Por meio de ‘reclamações’, tribunal elastece precedente de terceirização para usurpar competência da Justiça do Trabalho
CÁSSIO CASAGRANDE
É sabido que a reforma trabalhista estabeleceu a possibilidade de terceirizações em atividades-fim. O STF, provocado, entendeu pela constitucionalidade das normas elaboradas pelo Congresso, conforme julgamentos proferidos na ADC 48, na ADPF 324, e no RE 958252. Neste último, foi fixado o tema 725, cuja tese é a seguinte: “É lícita a terceirização ou qualquer outra forma de divisão do trabalho entre pessoas jurídicas distintas, independentemente do objeto social das empresas envolvidas, mantida a responsabilidade subsidiária da empresa contratante”.
Observe-se que nos acórdãos que deram origem à tese, em diversos votos, ficou ressalvado de forma muito clara que o julgamento não impedia que a Justiça do Trabalho examinasse, caso a caso, a existência de relação de emprego quando ocorrerem fraudes para disfarçar sua natureza, sob a forma aparente de um contrato civil. Leia-se, em particular, o pronunciamento do ministro Alexandre de Moraes que afirma em um trecho da ADPF 324:
“Se houver uma ilicitude travestida de fraudulenta terceirização, não se trata aqui, de terceirização, se trata de uma fraude, cuja roupagem dada de forma fraudulenta foi um contrato de prestação de serviços. Nesses casos, obviamente, nada impedirá a efetiva fiscalização e responsabilização dos responsáveis. O Direito não vive de rótulos. (…) O Direito vive da análise real da natureza jurídica das relações e aqui, no caso, das relações contratuais”.
Ocorre que neste ano, em diversas decisões monocráticas, o STF tem se baseado no referido precedente para cassar decisões da Justiça do Trabalho que reconhecem relação de emprego diante de variadas fraudes ao contrato de trabalho e que nada têm a ver com terceirização de atividade-fim, isto é, aquela situação tradicional onde a empresa principal contrata outra especializada em determinada atividade ou etapa do processo produtivo, nas quais usará os seus empregados para executar o serviço contratado, quase sempre realizado nas instalações da contratante.
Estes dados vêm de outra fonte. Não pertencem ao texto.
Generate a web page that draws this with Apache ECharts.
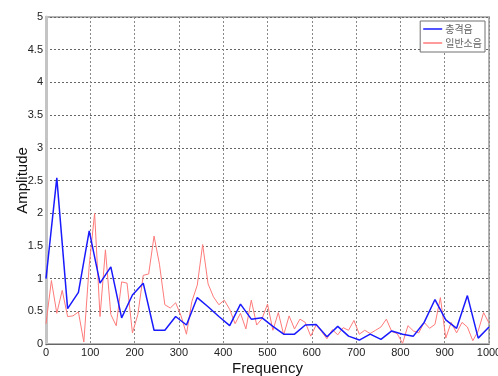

Valendo-se de uma interpretação jurídica equivocada e insustentável, a corte têm interpretado a expressão “qualquer outra forma de divisão do trabalho entre pessoas jurídicas” para legitimar todo e qualquer arranjo usado por empregadores para mascarar o contrato e fraudar o trabalhador, como a “pejotização” (Reclamação 61.115-BA), a falsa “sociedade de 0,1%” (Reclamação 53.899-MG), o “advogado associado” de salário fixo (Reclamação 55.769-MG) e a surpreendente “franquia” em que o “franqueado” só entra com o suor do seu trabalho (Reclamação 58.333-SP).
Toda e qualquer decisão da Justiça do Trabalho que reconheça uma fraude à relação de emprego agora é passível de cassação monocrática via reclamação, bastando haver a existência de um contrato civil sob qualquer formato!
Além do mais, o STF, nessas decisões, está se valendo de um meio processual completamente impróprio e inidôneo para se avaliar provas: a reclamação constitucional, que não se destina a exame de probatório, mas sim de violação a tese constitucional.
Isso para não se falar na natureza monocrática de tais decisões, inservível ao fim ampliado que a corte lhes está dando nessas hipóteses, por meio das quais, sem observância do devido processo legal, ministros da corte, com fundamentação superficial e precária, afastam decisões de várias instâncias da Justiça do Trabalho, julgadas com respeito absoluto às garantias processuais constitucionais e sem qualquer violação ao precedente aludido. Na forma indevida em que essas decisões têm se apresentado, o STF age de forma arbitrária e ilegítima, comportando-se como um verdadeiro tribunal de exceção na cassação de direitos constitucionalmente garantidos à classe trabalhadora.
Se prevalecer esse monstruoso entendimento, de que a tese do Tema 725 tem como premissa a presunção absoluta de validade de todo e qualquer contrato civil sob o qual há uma relação de trabalho, então o contrato de trabalho simplesmente desapareceu e com ele o art. 7º. da Constituição. Contrato de trabalho só haverá se o empregador quiser. Ora, desde que o Direito do Trabalho se separou do Direito Civil, no século 19, sua pedra angular foi e continua sendo a de que o pacto laboral é um “contrato-realidade”, cujo corolário é a possibilidade de decretação de sua nulidade pela autoridade competente ou em juízo, quando constatada uma subordinação factual.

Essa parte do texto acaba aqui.